All boats require significant upkeep. Even, or especially new boats. After awhile there is a period where you live off the systems that have stabilized, and that is nice, but even then it is a brief period. I’ve owned my current boat for 15 years, many systems I’m starting my third cycle of front to back overhaul now. There is very little I have not gone through at least once. My boat is 40 years old, but it has been fairly consistently maintained since new. I think the idea of ten years of low maintenance is a bit optimistic. I find most cycles are about half that, some go ten, but you never know which will and which won’t. Some plan on hiring work, but that’s not really a good plan for those planning long passages. My brain is hardwired for being self sufficient and I look at hired work as a pure luxury (and often in reality a frustration). I can’t imagine heading into a remote area without being fully prepared or with the intention that if anything goes wrong you just call someone.
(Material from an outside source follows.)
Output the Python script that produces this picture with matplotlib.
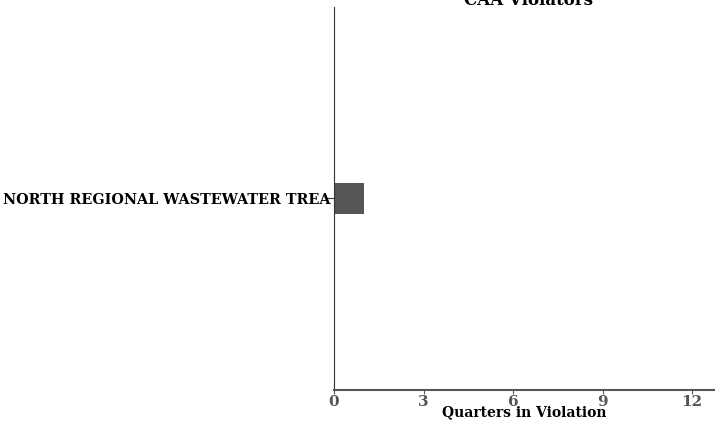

Knock on wood. I’ve never had to call a tow. Absolute pure luck in a couple instances, but then I’ve sawed my fair share of lines out of the prop. Changed props, shafts in the water. Have flown out parts by seaplane a couple times. I’ve rescued quite a few others who had the notion of just calling someone, some just needed to know how to bleed a diesel, any diesel. Some didn’t understand what/why they had battery switches. Anyway, I guess if you form all your opinions from frequently helping the helpless, you get more than a bit cynical. That’s mostly bad and certainly distorted. But deep down, when I see newb boaters with beautiful big boats, having a hard time docking or anchoring with a huge attitude, talking about having taken all the classes and just having a hard time seeing the easy truths... Yeah, it’s a bit of a over generalization, and yet I’m so so often disappointed that every time I try to keep an open mind, it just turns out the same way, badly. Dreamers go big, have unrealistic expectations and within a year or season 2 get enough confidence, wind up scaring themselves silly, or just having such a bad time that they sell the boat. I think a lot of them would have made it if they simply adjusted the grey matter between their ears and not insisted that the world/nature play by their own self determined rules. Just seems too common of an outcome. I think everyone needs to try to do as much as they can, even if you don’t wind up doing it yourself, you still need to understand how things really work. It’s the ones that refuse to even try that wind up doing stupid stuff and lead to their own unhappiness. It’s ultimately not about how much you know. Everybody starts needing to learn, and frankly that never ends. It’s about being able and willing to learn and being willing to judge your own capability. The ones with the big expensive boats that know nothing are the absolute worst of the worst. Entitled and ignorant doesn’t work out well when trying negotiate your way with Mother Nature who doesn’t give a crud that you have a lifelong skill of bs’ing everyone else.
Actually, I think Mother Nature is a huge part of what I personally like about boating. Reminds us all of just how insignificant we are and how much everything else just doesn’t matter at all. Not everybody needs to enjoy that but if you are selling everything, spending big money and likely have a problem with that, it’s probably not going to work out.